2. Make sure that the mix starts a second or so before the start of mix.

Leaving extra space before the start of the mix allows the mastering engineer to add a short fade-in that can make the transition from digital black to audio feel more natural. If the final mix is bounced from the exact start of audio there is the potential for the start of the song to sound clipped. The extra space is quickly and easily edited by the mastering engineer and is a standard part of the pro audio mastering process.

3. Make sure the mix ends an extra second or so after your fade-out or last audible sound.

Leaving extra space at the end of the mix ensures that the end of the song will not be clipped and have to be faded out unnaturally in mastering. If this happens, the mastering engineer may be forced to add in a reverb to smooth out the ending and make it sound natural. This will add extra time to the pro audio mastering process that could be better spent working on the sonic quality or your mix.

The mastering engineer will most likely chase your fade-out to give it a smooth transition leading it to the next song. Leaving the extra space will allow flexibility in the pro audio mastering process to deal with this transition more naturally.

4. Set the sample rate and bit depth to be the same as your multitrack session.

The final mix should always be bounced at the same sample rate and bit depth of the multitrack session. If your song was recorded at 96K - 24 bit resolution, then bounce the final mix at 96K - 24 bit. There is no benefit to printing the mix at a higher sample rate or bit depth than the original session.If your multitrack session is set to 44.K - 16 bit resolution then print the mix at 44.K - 16 bit. Do not apply any form of dithering to your final mix.

Dithering is a low level noise added into a recording or final mix bounce to help make it sound more natural. Dithering is typically is typically applied whenever bouncing a mix to a lower bit depth or sample frequency than the current session.

Since you will be bouncing your mix at the same sample rate and bit depth of the multitrack session, dithering is unnecessary. The noise created for the dithering process can accumulate if applied too often. Leave dithering to the mastering engineer who should have a more sophisticated ear and knowledge of how to apply it properly. Dithering is a vital part of the pro audio mastering process.
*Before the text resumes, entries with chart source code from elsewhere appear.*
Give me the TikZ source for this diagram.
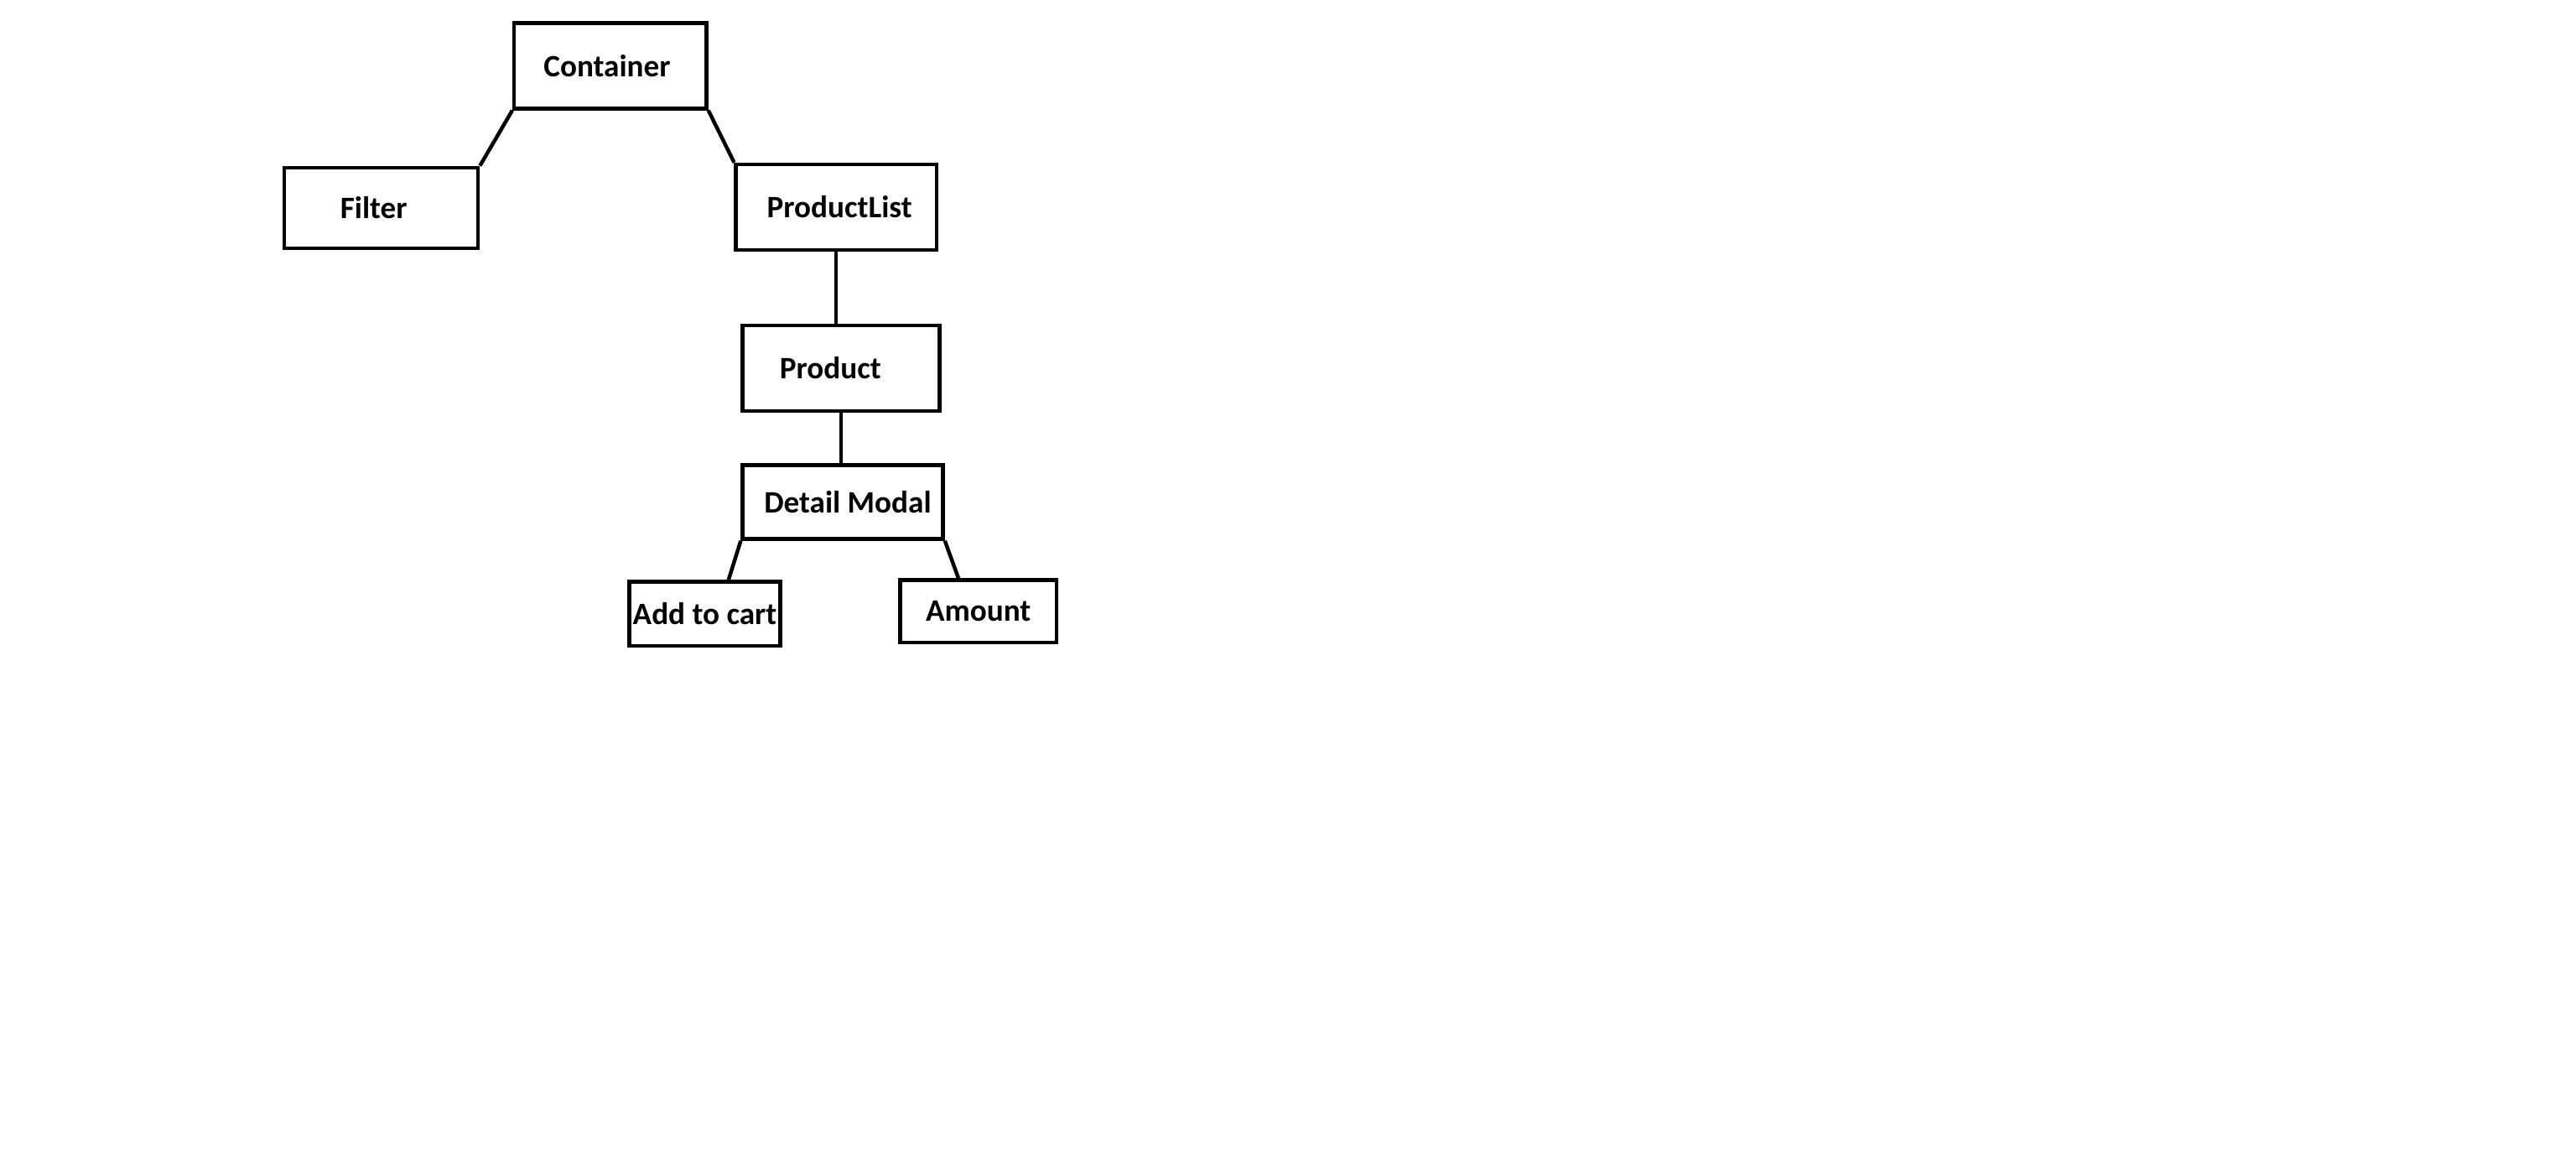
\documentclass[tikz,border=0pt]{standalone}
\usepackage{fontspec}
\setmainfont{Carlito}
\usetikzlibrary{positioning}

\begin{document}
\begin{tikzpicture}[x=0.02cm, y=-0.02cm, line width=1.3pt]
    \tikzset{
      comp/.style={
        draw, rectangle, inner sep=0pt, font=\bfseries\fontsize{10.8}{12}\selectfont,
      }
    }
    \useasboundingbox (0,0) rectangle (1568,699.3);
    % components
    \foreach \name/\x/\y/\w/\h/\dx/\label in {container/371.5/40/117/52/-2/Container, filter/232/126.5/118/49/-4.5/Filter,
        productlist/509/126/122/52/2/ProductList, product/512/224/120/52/-6.5/Product,
        detailmodal/513/305.5/122/45/3/Detail Modal, addcart/429/373.5/92/39/0/Add to cart,
        amount/595.5/372/95/38/0/Amount} {
      \pgfmathsetmacro\sh{-0.04*\dx}
      \node (\name) [comp, minimum width=\w*0.02cm, minimum height=\h*0.02cm] at (\x,\y) {\label\hspace*{\sh cm}};
    }
    % % links
    \foreach \from/\to in {container.south west/filter.north east, container.south east/productlist.north west,
        productlist.south/productlist.south |- product.north, product.south/product.south |- detailmodal.north,
        detailmodal.south west/addcart.55, detailmodal.south east/amount.121} {
      \draw (\from) -- (\to);
    }

\end{tikzpicture}
\end{document}
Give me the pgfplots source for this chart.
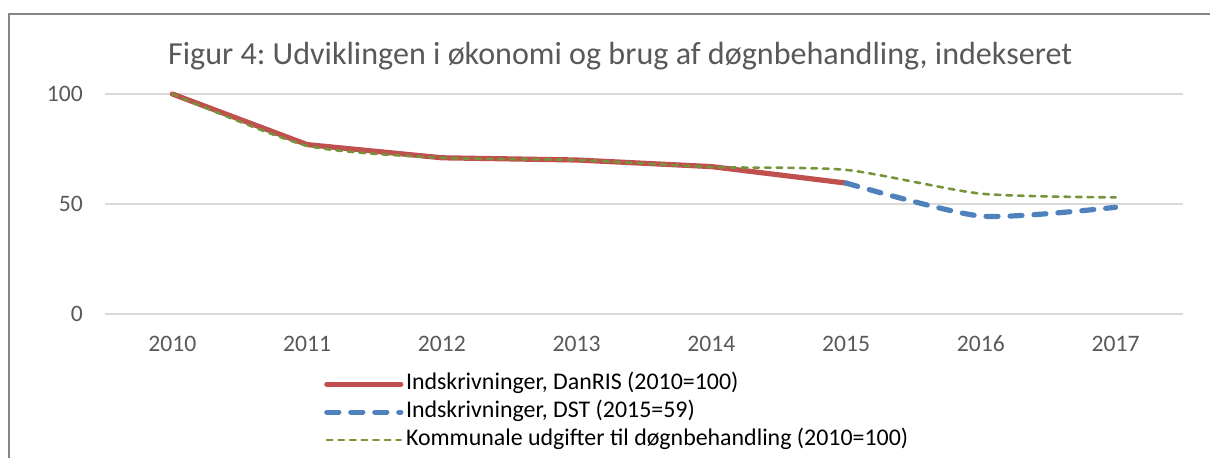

Following the guidelines listed above will help to make the pro audio mastering process go as smoothly as possible. The objective here is to make the technical aspects of the mastering job as easy as is possible so that the mastering engineer can focus on making your final mix sound great.

Ignoring these guidelines will make the pro audio mastering process more difficult and thus take that time away from what is most vital to you, the sonic quality of your mix. Take the time to understand each of these guidelines and practice them. Not only will your mixes sound better, you will get better results from the mastering work as well.